• EXERCISE DESCRIPTION:
Return the listing below exactly, with the pictures dropped.

• DATA PROVIDED:
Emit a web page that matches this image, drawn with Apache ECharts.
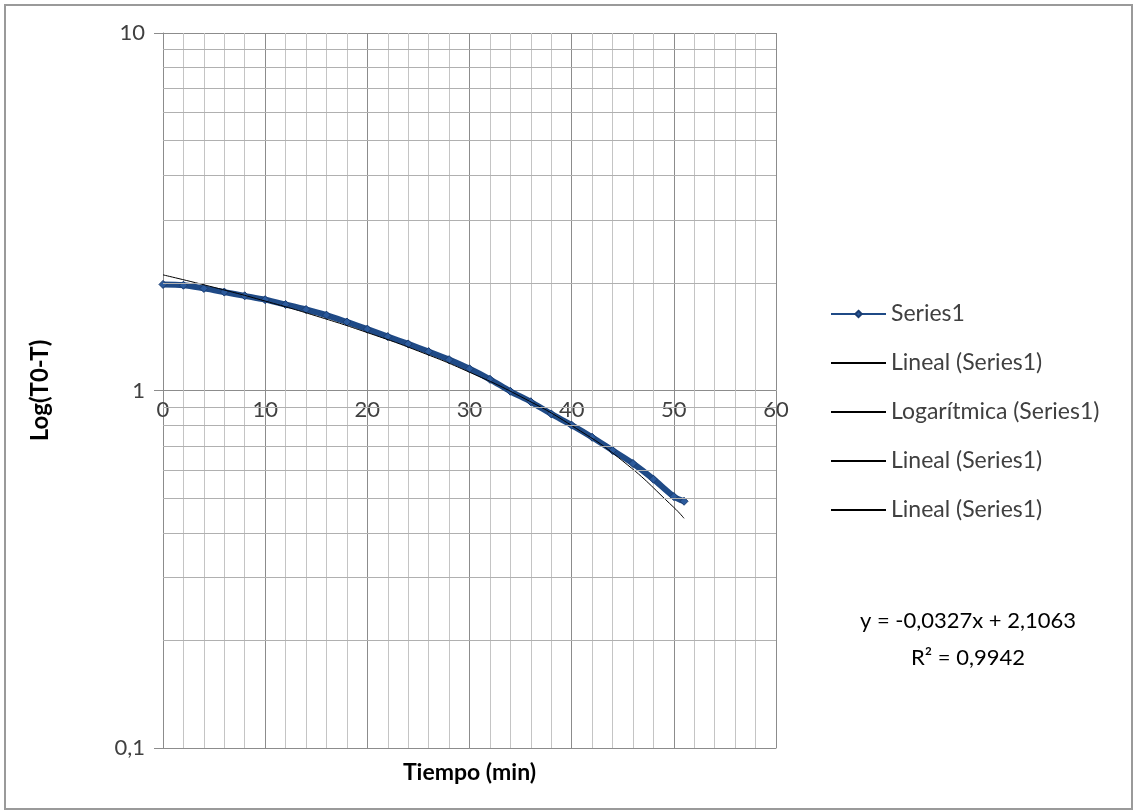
<!DOCTYPE html>
<html>
<head>
<meta charset="utf-8">
<script src="https://cdn.jsdelivr.net/npm/echarts@6/dist/echarts.min.js"></script>
<style>
  html, body { margin: 0; padding: 0; background: #fff; }
  #chart { width: 1135px; height: 812px; }
</style>
</head>
<body>
<div id="chart"></div>
<script>
// tiempo (min) y valores de Series1
var tiempo = [0, 2, 4, 6, 8, 10, 12, 14, 16, 18, 20, 22, 24, 26, 28, 30, 32, 34, 36, 38, 40, 42, 44, 46, 48, 50, 51];
var series1 = [1.98, 1.97, 1.93, 1.885, 1.84, 1.795, 1.74, 1.685, 1.625, 1.555, 1.485, 1.415, 1.35, 1.285, 1.22, 1.15,
               1.075, 0.995, 0.93, 0.86, 0.80, 0.74, 0.68, 0.625, 0.565, 0.505, 0.49];

// linea de tendencia lineal (y = -0,0327x + 2,1063)
var tendTiempo = [0, 5, 10, 15, 20, 25, 30, 35, 40, 45, 50, 51];
var tendValores = [2.106, 1.943, 1.779, 1.616, 1.452, 1.289, 1.125, 0.962, 0.798, 0.635, 0.471, 0.439];

// lineas secundarias del eje logaritmico
var minorLog = [0.2, 0.3, 0.4, 0.5, 0.6, 0.7, 0.8, 0.9, 2, 3, 4, 5, 6, 7, 8, 9];

var legendNames = ['Series1', 'Lineal (Series1)', 'Logarítmica (Series1)', 'Lineal (Series1)\u200b', 'Lineal (Series1)\u200b\u200b'];
var ecuacion = ['y = -0,0327x + 2,1063', 'R² = 0,9942'];

function pares(xs, ys) {
    var out = [];
    for (var i = 0; i < xs.length; i++) out.push([xs[i], ys[i]]);
    return out;
}

// serie vacia solo para la leyenda (lineas de tendencia superpuestas)
function tendenciaVacia(nombre) {
    return {
        name: nombre,
        type: 'line',
        data: [],
        symbol: 'none',
        lineStyle: { color: '#000', width: 1 },
        itemStyle: { color: '#000' }
    };
}

var chart = echarts.init(document.getElementById('chart'));
var gris = '#8c8c8c';
var fuente = 'Lato';

var option = {
    animation: false,
    textStyle: { fontFamily: fuente },
    grid: { left: 163, top: 33, width: 613, height: 715, containLabel: false },
    legend: {
        orient: 'vertical',
        left: 825,
        top: 297,
        itemWidth: 55,
        itemHeight: 8,
        itemGap: 25,
        data: legendNames.map(function (n, i) {
            return i === 0 ? { name: n } : { name: n, itemStyle: { opacity: 0 } };
        }),
        textStyle: { fontFamily: fuente, fontSize: 23, color: '#404040', lineHeight: 24 },
        formatter: function (n) { return n.replace(/\u200b/g, ''); }
    },
    xAxis: [{
        type: 'value',
        min: 0, max: 60, interval: 10,
        position: 'bottom',
        name: 'Tiempo (min)',
        nameLocation: 'middle',
        nameGap: 13,
        nameTextStyle: { fontFamily: fuente, fontSize: 23, fontWeight: 'bold', color: '#000', verticalAlign: 'top' },
        axisLine: { show: true, onZero: false, lineStyle: { color: gris, width: 1 } },
        axisTick: { show: false },
        axisLabel: { show: false },
        splitLine: { show: true, lineStyle: { color: gris, width: 1 } },
        minorTick: { show: false, splitNumber: 5 },
        minorSplitLine: { show: true, lineStyle: { color: '#c4c4c4', width: 1 } }
    }, {
        type: 'value',
        min: 0, max: 60, interval: 10,
        position: 'bottom',
        offset: -357,
        axisLine: { show: false, onZero: false },
        axisTick: { show: false },
        splitLine: { show: false },
        axisLabel: { show: true, margin: 8, fontFamily: fuente, fontSize: 22, color: '#404040' }
    }],
    yAxis: {
        type: 'log',
        logBase: 10,
        min: 0.1, max: 10,
        name: 'Log(T0-T)',
        nameLocation: 'middle',
        nameGap: 111,
        nameTextStyle: { fontFamily: fuente, fontSize: 24, fontWeight: 'bold', color: '#000' },
        axisLine: { show: true, lineStyle: { color: gris, width: 1 } },
        axisTick: { show: true, inside: false, length: 9, lineStyle: { color: gris } },
        axisLabel: {
            margin: 18, fontFamily: fuente, fontSize: 22, color: '#404040',
            formatter: function (v) { return String(v).replace('.', ','); }
        },
        splitLine: { show: true, lineStyle: { color: gris, width: 1 } }
    },
    graphic: [{
        type: 'rect',
        shape: { x: 5, y: 5, width: 1127, height: 804 },
        style: { fill: null, stroke: '#9a9a9a', lineWidth: 2 },
        silent: true, z: -1
    }, {
        type: 'text',
        x: 968, y: 621,
        style: { text: ecuacion[0], fontFamily: fuente, fontSize: 22, fill: '#000', align: 'center', verticalAlign: 'middle' }
    }, {
        type: 'text',
        x: 968, y: 658,
        style: { text: ecuacion[1], fontFamily: fuente, fontSize: 22, fill: '#000', align: 'center', verticalAlign: 'middle' }
    }],
    series: [{
        name: 'grid-minor',
        type: 'line',
        data: [],
        silent: true,
        z: 1,
        markLine: {
            silent: true,
            symbol: 'none',
            label: { show: false },
            lineStyle: { color: '#b0b0b0', width: 1, type: 'solid' },
            data: minorLog.map(function (v) { return { yAxis: v }; })
        }
    }, {
        name: legendNames[0],
        type: 'line',
        data: pares(tiempo, series1),
        z: 3,
        smooth: 0.3,
        lineStyle: { color: '#1f4a86', width: 6 },
        itemStyle: { color: '#2b5a9c', borderColor: '#1a3c70', borderWidth: 1 },
        symbol: 'diamond',
        symbolSize: 8,
        showSymbol: true
    }, {
        name: legendNames[1],
        type: 'line',
        data: pares(tendTiempo, tendValores),
        z: 4,
        smooth: true,
        symbol: 'none',
        lineStyle: { color: '#000', width: 1 },
        itemStyle: { color: '#000' }
    },
    tendenciaVacia(legendNames[2]),
    tendenciaVacia(legendNames[3]),
    tendenciaVacia(legendNames[4])]
};
chart.setOption(option);
</script>
</body>
</html>
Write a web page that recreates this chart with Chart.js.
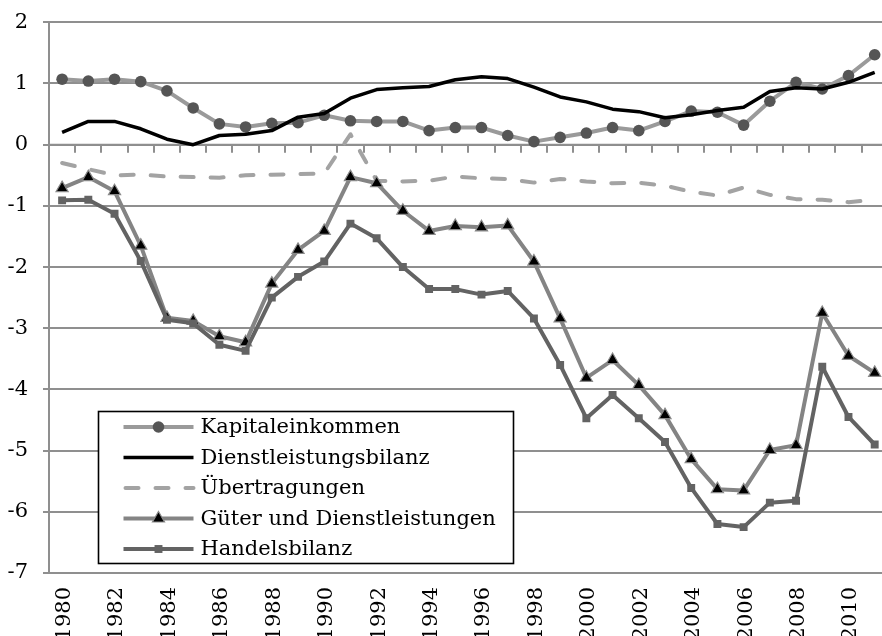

• WRITTEN RESPONSE:
Emit a web page that matches this image, drawn with Apache ECharts.
<!DOCTYPE html>
<html>
<head>
<meta charset="utf-8">
<script src="https://cdn.jsdelivr.net/npm/echarts@6/dist/echarts.min.js"></script>
<style>
  html, body { margin: 0; padding: 0; background: #fff; }
  #chart { width: 1135px; height: 812px; }
</style>
</head>
<body>
<div id="chart"></div>
<script>
// tiempo (min) y valores de Series1
var tiempo = [0, 2, 4, 6, 8, 10, 12, 14, 16, 18, 20, 22, 24, 26, 28, 30, 32, 34, 36, 38, 40, 42, 44, 46, 48, 50, 51];
var series1 = [1.98, 1.97, 1.93, 1.885, 1.84, 1.795, 1.74, 1.685, 1.625, 1.555, 1.485, 1.415, 1.35, 1.285, 1.22, 1.15,
               1.075, 0.995, 0.93, 0.86, 0.80, 0.74, 0.68, 0.625, 0.565, 0.505, 0.49];

// linea de tendencia lineal (y = -0,0327x + 2,1063)
var tendTiempo = [0, 5, 10, 15, 20, 25, 30, 35, 40, 45, 50, 51];
var tendValores = [2.106, 1.943, 1.779, 1.616, 1.452, 1.289, 1.125, 0.962, 0.798, 0.635, 0.471, 0.439];

// lineas secundarias del eje logaritmico
var minorLog = [0.2, 0.3, 0.4, 0.5, 0.6, 0.7, 0.8, 0.9, 2, 3, 4, 5, 6, 7, 8, 9];

var legendNames = ['Series1', 'Lineal (Series1)', 'Logarítmica (Series1)', 'Lineal (Series1)\u200b', 'Lineal (Series1)\u200b\u200b'];
var ecuacion = ['y = -0,0327x + 2,1063', 'R² = 0,9942'];

function pares(xs, ys) {
    var out = [];
    for (var i = 0; i < xs.length; i++) out.push([xs[i], ys[i]]);
    return out;
}

// serie vacia solo para la leyenda (lineas de tendencia superpuestas)
function tendenciaVacia(nombre) {
    return {
        name: nombre,
        type: 'line',
        data: [],
        symbol: 'none',
        lineStyle: { color: '#000', width: 1 },
        itemStyle: { color: '#000' }
    };
}

var chart = echarts.init(document.getElementById('chart'));
var gris = '#8c8c8c';
var fuente = 'Lato';

var option = {
    animation: false,
    textStyle: { fontFamily: fuente },
    grid: { left: 163, top: 33, width: 613, height: 715, containLabel: false },
    legend: {
        orient: 'vertical',
        left: 825,
        top: 297,
        itemWidth: 55,
        itemHeight: 8,
        itemGap: 25,
        data: legendNames.map(function (n, i) {
            return i === 0 ? { name: n } : { name: n, itemStyle: { opacity: 0 } };
        }),
        textStyle: { fontFamily: fuente, fontSize: 23, color: '#404040', lineHeight: 24 },
        formatter: function (n) { return n.replace(/\u200b/g, ''); }
    },
    xAxis: [{
        type: 'value',
        min: 0, max: 60, interval: 10,
        position: 'bottom',
        name: 'Tiempo (min)',
        nameLocation: 'middle',
        nameGap: 13,
        nameTextStyle: { fontFamily: fuente, fontSize: 23, fontWeight: 'bold', color: '#000', verticalAlign: 'top' },
        axisLine: { show: true, onZero: false, lineStyle: { color: gris, width: 1 } },
        axisTick: { show: false },
        axisLabel: { show: false },
        splitLine: { show: true, lineStyle: { color: gris, width: 1 } },
        minorTick: { show: false, splitNumber: 5 },
        minorSplitLine: { show: true, lineStyle: { color: '#c4c4c4', width: 1 } }
    }, {
        type: 'value',
        min: 0, max: 60, interval: 10,
        position: 'bottom',
        offset: -357,
        axisLine: { show: false, onZero: false },
        axisTick: { show: false },
        splitLine: { show: false },
        axisLabel: { show: true, margin: 8, fontFamily: fuente, fontSize: 22, color: '#404040' }
    }],
    yAxis: {
        type: 'log',
        logBase: 10,
        min: 0.1, max: 10,
        name: 'Log(T0-T)',
        nameLocation: 'middle',
        nameGap: 111,
        nameTextStyle: { fontFamily: fuente, fontSize: 24, fontWeight: 'bold', color: '#000' },
        axisLine: { show: true, lineStyle: { color: gris, width: 1 } },
        axisTick: { show: true, inside: false, length: 9, lineStyle: { color: gris } },
        axisLabel: {
            margin: 18, fontFamily: fuente, fontSize: 22, color: '#404040',
            formatter: function (v) { return String(v).replace('.', ','); }
        },
        splitLine: { show: true, lineStyle: { color: gris, width: 1 } }
    },
    graphic: [{
        type: 'rect',
        shape: { x: 5, y: 5, width: 1127, height: 804 },
        style: { fill: null, stroke: '#9a9a9a', lineWidth: 2 },
        silent: true, z: -1
    }, {
        type: 'text',
        x: 968, y: 621,
        style: { text: ecuacion[0], fontFamily: fuente, fontSize: 22, fill: '#000', align: 'center', verticalAlign: 'middle' }
    }, {
        type: 'text',
        x: 968, y: 658,
        style: { text: ecuacion[1], fontFamily: fuente, fontSize: 22, fill: '#000', align: 'center', verticalAlign: 'middle' }
    }],
    series: [{
        name: 'grid-minor',
        type: 'line',
        data: [],
        silent: true,
        z: 1,
        markLine: {
            silent: true,
            symbol: 'none',
            label: { show: false },
            lineStyle: { color: '#b0b0b0', width: 1, type: 'solid' },
            data: minorLog.map(function (v) { return { yAxis: v }; })
        }
    }, {
        name: legendNames[0],
        type: 'line',
        data: pares(tiempo, series1),
        z: 3,
        smooth: 0.3,
        lineStyle: { color: '#1f4a86', width: 6 },
        itemStyle: { color: '#2b5a9c', borderColor: '#1a3c70', borderWidth: 1 },
        symbol: 'diamond',
        symbolSize: 8,
        showSymbol: true
    }, {
        name: legendNames[1],
        type: 'line',
        data: pares(tendTiempo, tendValores),
        z: 4,
        smooth: true,
        symbol: 'none',
        lineStyle: { color: '#000', width: 1 },
        itemStyle: { color: '#000' }
    },
    tendenciaVacia(legendNames[2]),
    tendenciaVacia(legendNames[3]),
    tendenciaVacia(legendNames[4])]
};
chart.setOption(option);
</script>
</body>
</html>
Write a web page that recreates this chart with Chart.js.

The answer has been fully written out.